Sestrin mediates detection of and adaptation to low-leucine diets in Drosophila

• Published in: Nature (London) Vol. 608; no. 7921; pp. 209 - 216
• Main Authors: Gu, Xin, Jouandin, Patrick, Lalgudi, Pranav V., Binari, Rich, Valenstein, Max L., Reid, Michael A., Allen, Annamarie E., Kamitaki, Nolan, Locasale, Jason W., Perrimon, Norbert, Sabatini, David M.
• Format: Journal Article
• Language: English
• Published: London Nature Publishing Group UK 04.08.2022; Nature Publishing Group
• Subjects: 14; 14/19; 631/443/319/1488; 631/45/612; 64/24; 82/80; 96/95; Adaptation, Physiological - genetics; Amino acids; Animal Feed; Animals; Autophagy; Binding; Diet; Diet - veterinary; Drosophila melanogaster - genetics; Drosophila melanogaster - metabolism; Drosophila Proteins - deficiency; Drosophila Proteins - genetics; Drosophila Proteins - metabolism; Flies; Food; Food Preferences; Glial cells; Humanities and Social Sciences; Insects; Kinases; Leucine; Leucine - deficiency; Leucine - metabolism; Life span; Mammalian cells; Mechanistic Target of Rapamycin Complex 1 - metabolism; Metabolism; multidisciplinary; Mutant Proteins - genetics; Mutant Proteins - metabolism; Neuroglia - metabolism; Nutrient deficiency; Nutrients; Progeny; Proteins; Rapamycin; Science; Science (multidisciplinary); Sestrins - deficiency; Sestrins - genetics; Sestrins - metabolism; Signal Transduction; Starvation; TOR protein
• ISSN: 0028-0836; 1476-4687; 1476-4687
• DOI: 10.1038/s41586-022-04960-2

Mechanistic target of rapamycin complex 1 (mTORC1) regulates cell growth and metabolism in response to multiple nutrients, including the essential amino acid leucine 1 . Recent work in cultured mammalian cells established the Sestrins as leucine-binding proteins that inhibit mTORC1 signalling during leucine deprivation 2 , 3 , but their role in the organismal response to dietary leucine remains elusive.

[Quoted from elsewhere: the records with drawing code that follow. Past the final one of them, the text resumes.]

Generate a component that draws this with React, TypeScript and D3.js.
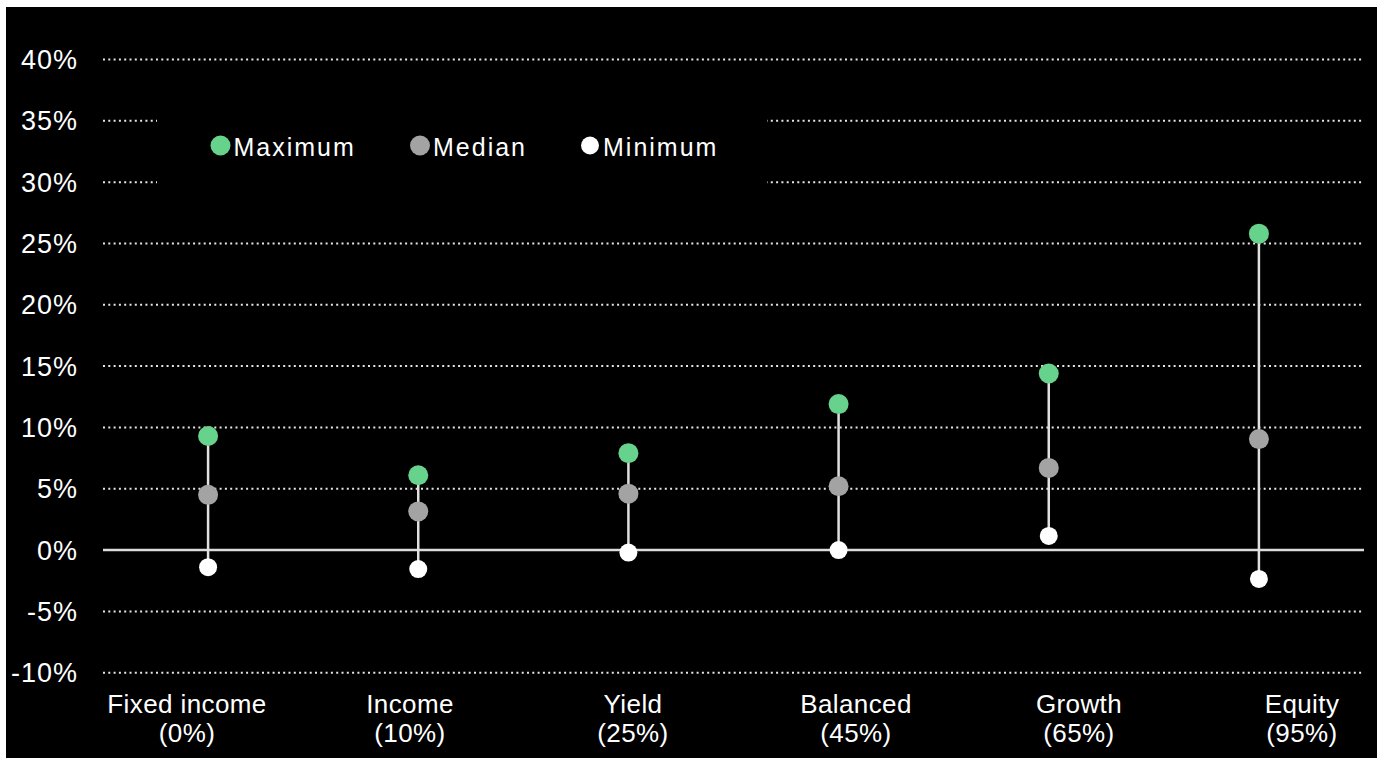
import React from "react";
import * as d3 from "d3";

// Portfolio return ranges by asset mix
const categories = ["Fixed income", "Income", "Yield", "Balanced", "Growth", "Equity"];
const equityShares = ["(0%)", "(10%)", "(25%)", "(45%)", "(65%)", "(95%)"];
const maximumValues = [9.3, 6.1, 7.9, 11.9, 14.4, 25.8];
const medianValues = [4.5, 3.15, 4.6, 5.2, 6.7, 9.05];
const minimumValues = [-1.4, -1.55, -0.2, 0.0, 1.15, -2.35];
const yTicks = [-10, -5, 0, 5, 10, 15, 20, 25, 30, 35, 40];

const legendItems = [
  { label: "Maximum", color: "#66d28b" },
  { label: "Median", color: "#a3a3a3" },
  { label: "Minimum", color: "#ffffff" },
];

const W = 1383;
const H = 765;
const FONT = "'Liberation Sans', Arial, Helvetica, sans-serif";

export default function App() {
  // markers sit in the plot bands; the category labels use a slightly wider band
  const x = d3.scaleBand<string>().domain(categories).range([103, 1364]);
  const xLabel = d3.scaleBand<string>().domain(categories).range([75.5, 1413.5]);
  const y = d3.scaleLinear().domain([-10, 40]).range([672.7, 59.5]);
  const cx = (c: string) => (x(c) as number) + x.bandwidth() / 2;
  const lx = (c: string) => (xLabel(c) as number) + xLabel.bandwidth() / 2;

  const legendX = [220.5, 420, 590];

  return (
    <svg
      width={W}
      height={H}
      style={{ position: "absolute", left: 0, top: 0, background: "#ffffff" }}
      fontFamily={FONT}
    >
      <rect x={6} y={7} width={1371} height={751} fill="#000000" />

      {/* gridlines */}
      {yTicks.map((t) =>
        t === 0 ? null : (
          <line
            key={`g${t}`}
            x1={103}
            x2={1364}
            y1={y(t)}
            y2={y(t)}
            stroke="#e6e6e6"
            strokeWidth={2}
            strokeDasharray="2 3.3"
          />
        )
      )}
      <line x1={103} x2={1364} y1={y(0)} y2={y(0)} stroke="#dcdcdc" strokeWidth={2.5} />

      {/* y tick labels */}
      {yTicks.map((t) => (
        <text
          key={`t${t}`}
          x={78}
          y={y(t) + 9.5}
          textAnchor="end"
          fontSize={27}
          letterSpacing={1}
          fill="#ffffff"
        >
          {`${t}%`}
        </text>
      ))}

      {/* legend */}
      <rect x={157} y={104} width={610} height={96} fill="#000000" />
      {legendItems.map((item, i) => (
        <g key={item.label}>
          <circle cx={legendX[i]} cy={145.5} r={item.label === "Minimum" ? 9 : 10} fill={item.color} />
          <text
            x={legendX[i] + 13}
            y={155.7}
            fontSize={25}
            letterSpacing={2}
            fill="#ffffff"
          >
            {item.label}
          </text>
        </g>
      ))}

      {/* ranges */}
      {categories.map((c, i) => {
        const px = cx(c);
        return (
          <g key={c}>
            <line
              x1={px}
              x2={px}
              y1={y(maximumValues[i])}
              y2={y(minimumValues[i])}
              stroke="#e0e0e0"
              strokeWidth={2.5}
            />
            <circle cx={px} cy={y(maximumValues[i])} r={10} fill={legendItems[0].color} />
            <circle cx={px} cy={y(medianValues[i])} r={10} fill={legendItems[1].color} />
            <circle cx={px} cy={y(minimumValues[i])} r={9} fill={legendItems[2].color} />
          </g>
        );
      })}

      {/* category labels */}
      {categories.map((c, i) => (
        <text key={`c${c}`} textAnchor="middle" fontSize={26} letterSpacing={0.4} fill="#ffffff">
          <tspan x={lx(c)} y={713.3}>
            {c}
          </tspan>
          <tspan x={lx(c)} y={741.7}>
            {equityShares[i]}
          </tspan>
        </text>
      ))}
    </svg>
  );
}
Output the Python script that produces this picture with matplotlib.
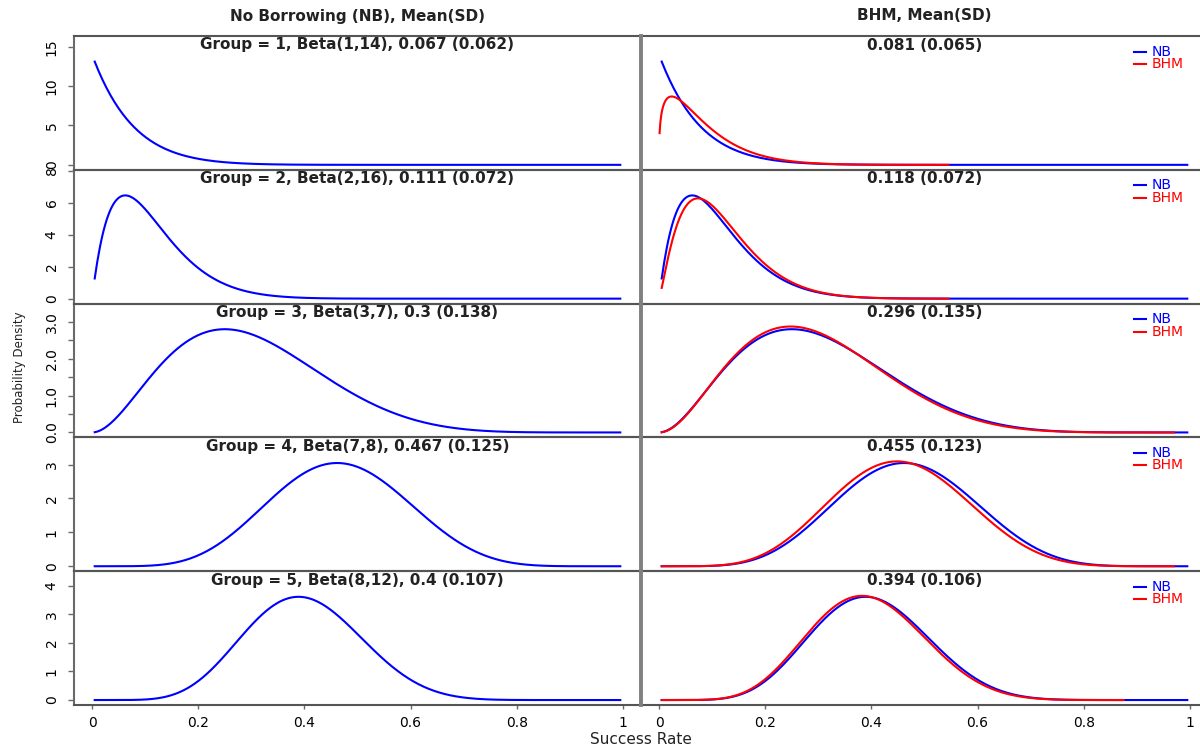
import math
import numpy as np
import matplotlib
matplotlib.use("Agg")
import matplotlib.pyplot as plt

# ---- data -------------------------------------------------------------
groups = [1, 2, 3, 4, 5]
nb_alpha = [1, 2, 3, 7, 8]
nb_beta = [14, 16, 7, 8, 12]
nb_mean = [0.067, 0.111, 0.3, 0.467, 0.4]
nb_sd = [0.062, 0.072, 0.138, 0.125, 0.107]
bhm_mean = [0.081, 0.118, 0.296, 0.455, 0.394]
bhm_sd = [0.065, 0.072, 0.135, 0.123, 0.106]
bhm_lo = [0.001, 0.005, 0.005, 0.005, 0.005]   # support of the BHM posterior draws
bhm_hi = [0.545, 0.545, 0.97, 0.97, 0.875]

x_ticks = [0, 0.2, 0.4, 0.6, 0.8, 1]
x_tick_labels = ["0", "0.2", "0.4", "0.6", "0.8", "1"]
y_ticks = [[0, 5, 10, 15], [0, 2, 4, 6, 8], [0, 0.5, 1, 1.5, 2, 2.5, 3],
           [0, 1, 2, 3], [0, 1, 2, 3, 4]]
y_tick_labels = [["0", "5", "10", "15"], ["0", "2", "4", "6", "8"],
                 ["0.0", "", "1.0", "", "2.0", "", "3.0"],
                 ["0", "1", "2", "3"], ["0", "1", "2", "3", "4"]]


def beta_pdf(x, a, b):
    lognorm = math.lgamma(a) + math.lgamma(b) - math.lgamma(a + b)
    return np.exp((a - 1) * np.log(x) + (b - 1) * np.log1p(-x) - lognorm)


def beta_from_moments(m, s):
    k = m * (1 - m) / s ** 2 - 1
    return m * k, (1 - m) * k


# ---- layout (pixels of a 1200 x 748 canvas) ---------------------------
W, H = 1200, 748
fig = plt.figure(figsize=(W / 100, H / 100), dpi=100)
plt.rcParams["font.family"] = ["DejaVu Sans"]

top_px, bottom_px = 36, 705
row_h = (bottom_px - top_px) / 5
left_x0, right_x0, panel_w = 74, 641, 567

xlim = (-0.034, 1.034)
frame_col = "#555555"
BLUE, RED = "#0000ff", "#ff0000"

x_nb = np.linspace(0.005, 0.995, 400)

for i in range(5):
    y0 = top_px + i * row_h
    b = 1 - (y0 + row_h) / H
    axL = fig.add_axes([left_x0 / W, b, panel_w / W, row_h / H])
    axR = fig.add_axes([right_x0 / W, b, panel_w / W, row_h / H])

    nb = beta_pdf(x_nb, nb_alpha[i], nb_beta[i])
    ab, bb = beta_from_moments(bhm_mean[i], bhm_sd[i])
    x_b = np.linspace(bhm_lo[i], bhm_hi[i], 400)
    bhm = beta_pdf(x_b, ab, bb)

    d = 1.2 * nb.max()
    ylim = (-0.04 * d, 1.04 * d)

    axL.plot(x_nb, nb, color=BLUE, lw=1.5)
    axR.plot(x_nb, nb, color=BLUE, lw=1.5)
    axR.plot(x_b, bhm, color=RED, lw=1.5)

    for ax in (axL, axR):
        ax.set_xlim(*xlim)
        ax.set_ylim(*ylim)
        ax.set_facecolor("none")
        for side in ("top", "bottom"):
            ax.spines[side].set_color(frame_col)
            ax.spines[side].set_linewidth(1.5)
        ax.spines["right"].set_visible(False)

    axL.spines["left"].set_color("#6a6a6a")
    axL.spines["left"].set_linewidth(1.5)
    axR.spines["left"].set_color("#808080")
    axR.spines["left"].set_linewidth(2.8)
    axR.spines["left"].set_zorder(5)

    # y axis on the left column only
    axL.set_yticks(y_ticks[i])
    axL.set_yticklabels(y_tick_labels[i])
    axL.tick_params(axis="y", direction="out", length=4, width=1,
                    color="#6a6a6a", labelsize=10, pad=7, labelrotation=90)
    for lab in axL.get_yticklabels():
        lab.set_va("center")
    axR.set_yticks([])

    # x axis on the bottom row only
    if i == 4:
        for ax in (axL, axR):
            ax.set_xticks(x_ticks)
            ax.set_xticklabels(x_tick_labels)
            ax.tick_params(axis="x", direction="out", length=3, width=1,
                           color="#6a6a6a", labelsize=10, pad=5)
    else:
        axL.set_xticks([])
        axR.set_xticks([])

    # panel titles
    ty = 1 - 9 / row_h
    axL.text(0.5, ty,
             f"Group = {groups[i]}, Beta({nb_alpha[i]},{nb_beta[i]}), "
             f"{nb_mean[i]} ({nb_sd[i]})",
             transform=axL.transAxes, ha="center", va="center",
             fontsize=11, fontweight="bold", color="#222222")
    axR.text(0.5, ty, f"{bhm_mean[i]} ({bhm_sd[i]})",
             transform=axR.transAxes, ha="center", va="center",
             fontsize=11, fontweight="bold", color="#222222")

    # legend
    lx0 = (1134 - right_x0) / panel_w
    lx1 = (1146 - right_x0) / panel_w
    tx = (1152 - right_x0) / panel_w
    for k, (lab, col) in enumerate((("NB", BLUE), ("BHM", RED))):
        yy = 1 - (15.5 + 12.5 * k) / row_h
        axR.plot([lx0, lx1], [yy, yy], color=col, lw=1.5,
                 transform=axR.transAxes, clip_on=False)
        axR.text(tx, yy, lab, color=col, fontsize=10,
                 transform=axR.transAxes, ha="left", va="center")

# column headers and axis titles
fig.text((left_x0 + panel_w / 2) / W, 1 - 16 / H, "No Borrowing (NB), Mean(SD)",
         ha="center", va="center", fontsize=11, fontweight="bold", color="#222222")
fig.text((right_x0 + panel_w / 2) / W, 1 - 16 / H, "BHM, Mean(SD)",
         ha="center", va="center", fontsize=11, fontweight="bold", color="#222222")
fig.text(641 / W, 1 - 740 / H, "Success Rate", ha="center", va="center",
         fontsize=11, color="#222222")
fig.text(20 / W, 1 - 367 / H, "Probability Density", ha="center", va="center",
         rotation=90, fontsize=8.5, color="#222222")

fig.savefig("out.png", dpi=100)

Here we find that Sestrin -null flies ( Sesn −/− ) fail to inhibit mTORC1 or activate autophagy after acute leucine starvation and have impaired development and a shortened lifespan on a low-leucine diet. Knock-in flies expressing a leucine-binding-deficient Sestrin mutant ( Sesn L431E ) have reduced, leucine-insensitive mTORC1 activity. Notably, we find that flies can discriminate between food with or without leucine, and preferentially feed and lay progeny on leucine-containing food. This preference depends on Sestrin and its capacity to bind leucine. Leucine regulates mTORC1 activity in glial cells, and knockdown of Sesn in these cells reduces the ability of flies to detect leucine-free food. Thus, nutrient sensing by mTORC1 is necessary for flies not only to adapt to, but also to detect, a diet deficient in an essential nutrient. Fruitflies require Sestrin to regulate mTORC1 signalling in response to dietary leucine, survive a diet low in leucine, and control leucine-sensitive physiological characteristics, which establishes Sestrin as a physiologically relevant leucine sensor.